Aujourd’hui, une transaction en Ether prend entre quelques minutes...et plusieurs heures à être validée. Pire, la transaction peut rester dans les limbes à tout jamais, faute de validateur disponible.

La technologie « Proof of stake » promet, elle, des transactions aussi rapides que celles d’une carte bleue. Et son bilan énergétique, particulièrement préoccupant dans le monde des cryptos, est encore plus mis en avant par les partisans de cette fusion : les dirigeants d’Ethereum promettent une baisse de l’empreinte carbone de leur blockchain de ... 99,9%, avec le passage à la preuve d’enjeu. Tout cela parce qu’il ne sera plus nécessaire de mobiliser les fermes de cartes graphiques. Ce gain, s’il est vérifié, ne sera pas un luxe : aujourd’hui Ethereum mobilise 112 térawatt-heure, soit l’équivalent de la consommation en électricité des Pays-Bas.

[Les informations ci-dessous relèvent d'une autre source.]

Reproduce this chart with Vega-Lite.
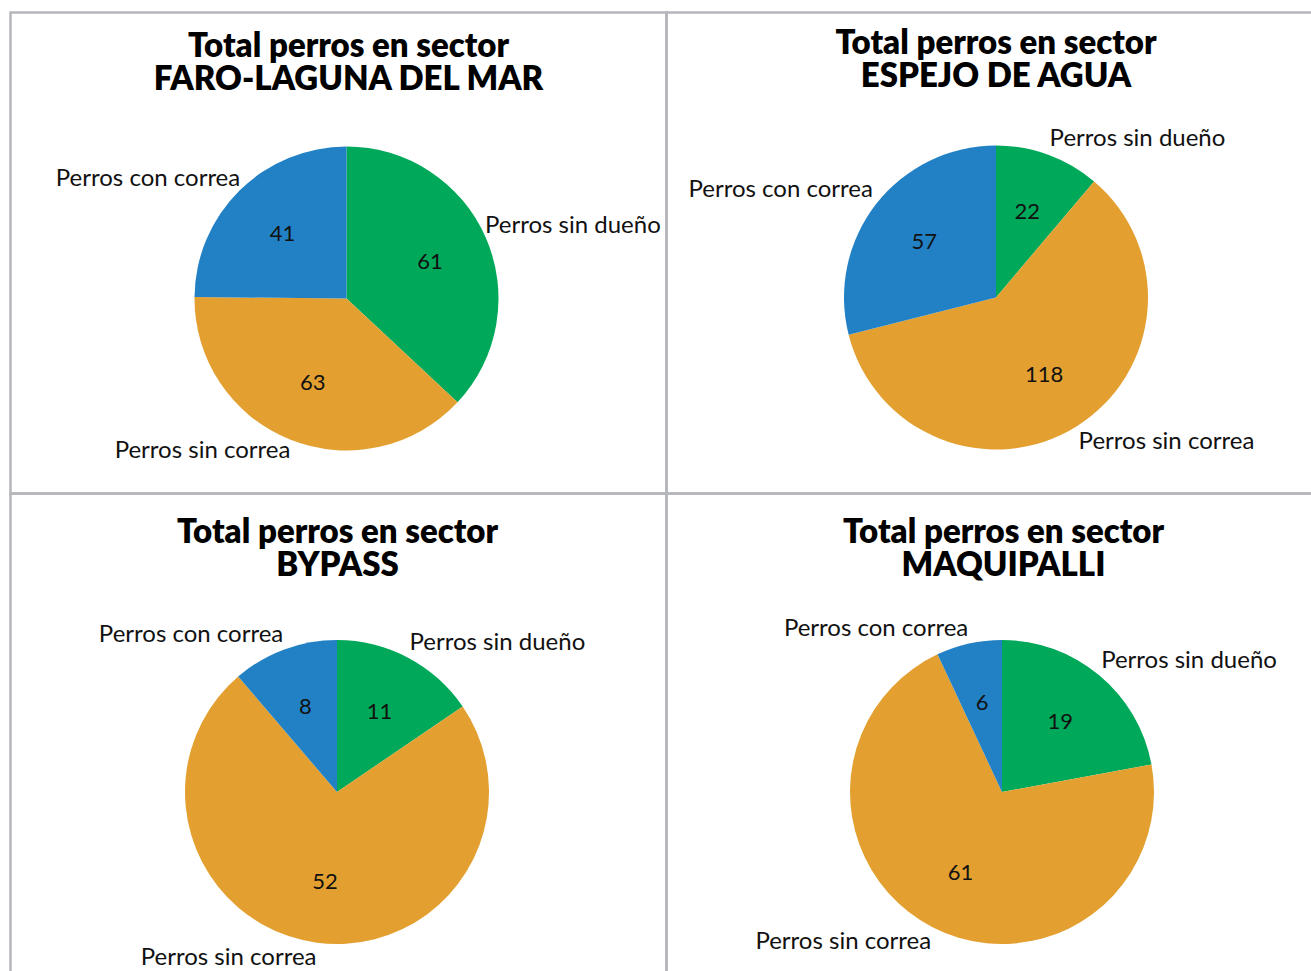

À l’horizon, une adoption plus large

Tout le monde a-t-il intérêt au succès de « The Merge » ? Pas tout à fait. Les propriétaires de fermes de serveurs qui servaient jusqu’ici aux transactions d’ETH vont se retrouver brusquement sans activité. Il existe néanmoins des portes de sortie pour Grégory Raymond, qui invoque les « autres protocoles » utilisant encore le « Proof of work », ou encore la participation au secteur des métavers qui « devrait également avoir besoin de ressources graphiques importantes ».

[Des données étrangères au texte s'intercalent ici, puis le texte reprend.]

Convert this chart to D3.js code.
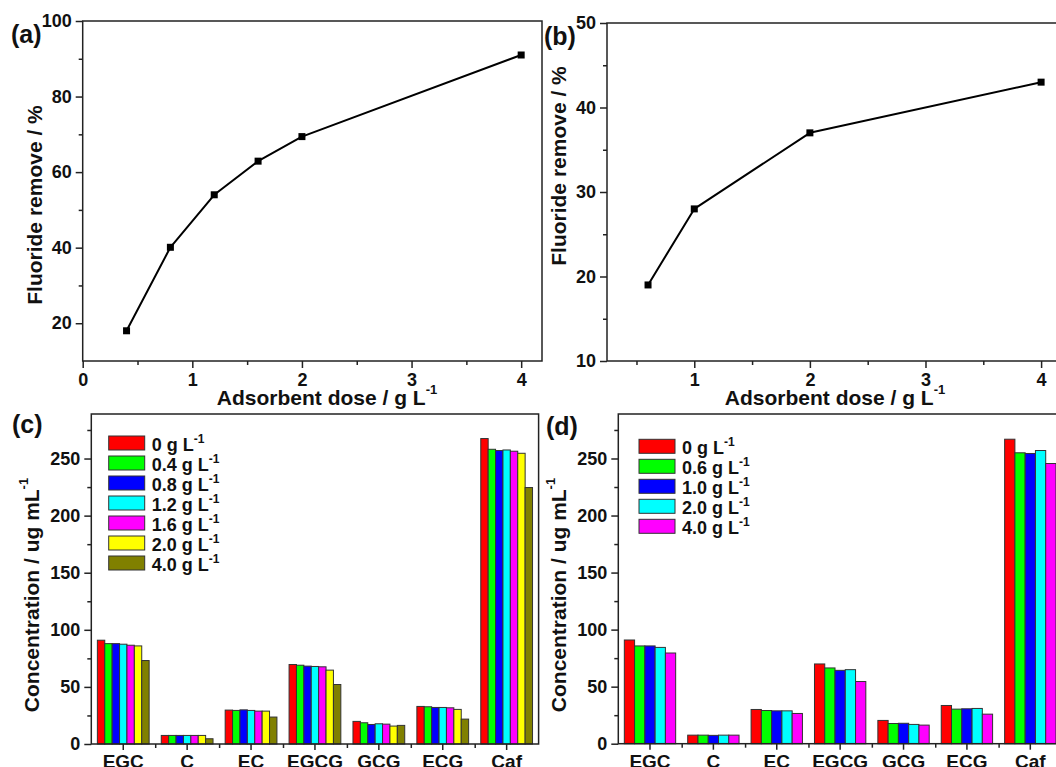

D’autres critiques s’inquiètent de la centralisation qui risque de résulter de ce changement. Les utilisateurs plus riches, ceux disposant des 32 Ethers à mettre en jeu (soit plus de 51 000 euros à l’heure où nous publions ces lignes), seront en effet les seuls qui pourront participer à la validation. Les petits portefeuilles pourront tout de même participer, en agglomérant leurs fonds sur des plateformes collaboratives, mais le danger persiste que de très gros acteurs monopolisent le fonctionnement.

Si ces craintes sont balayées par les cryptoenthousiastes, c’est parce qu’ils placent beaucoup d’espoir dans ce changement : « Ces dernières années, de nombreuses grandes entreprises fuyaient le secteur des cryptos », rappelle ainsi Grégory Raymond, « car son fonctionnement n’était pas compatible avec leurs engagements en faveur du développement durable ». Avec un fonctionnement plus vert, Ethereum pourrait attirer des acteurs jusqu’ici réticents à utiliser les cryptomonnaies.

Or c’est bien là l’une des épines plantées dans le pied des « cryptos » : pour le moment, une écrasante majorité des échanges en cryptomonnaies ne servent qu’à la spéculation, avec des usages plus que rares dans le monde réel. La lenteur des protocoles, la fluctuation des cours ou encore l’aspect énergivore de ces monnaies les rendent encore peu attractives face aux monnaies traditionnelles, pour beaucoup de monde.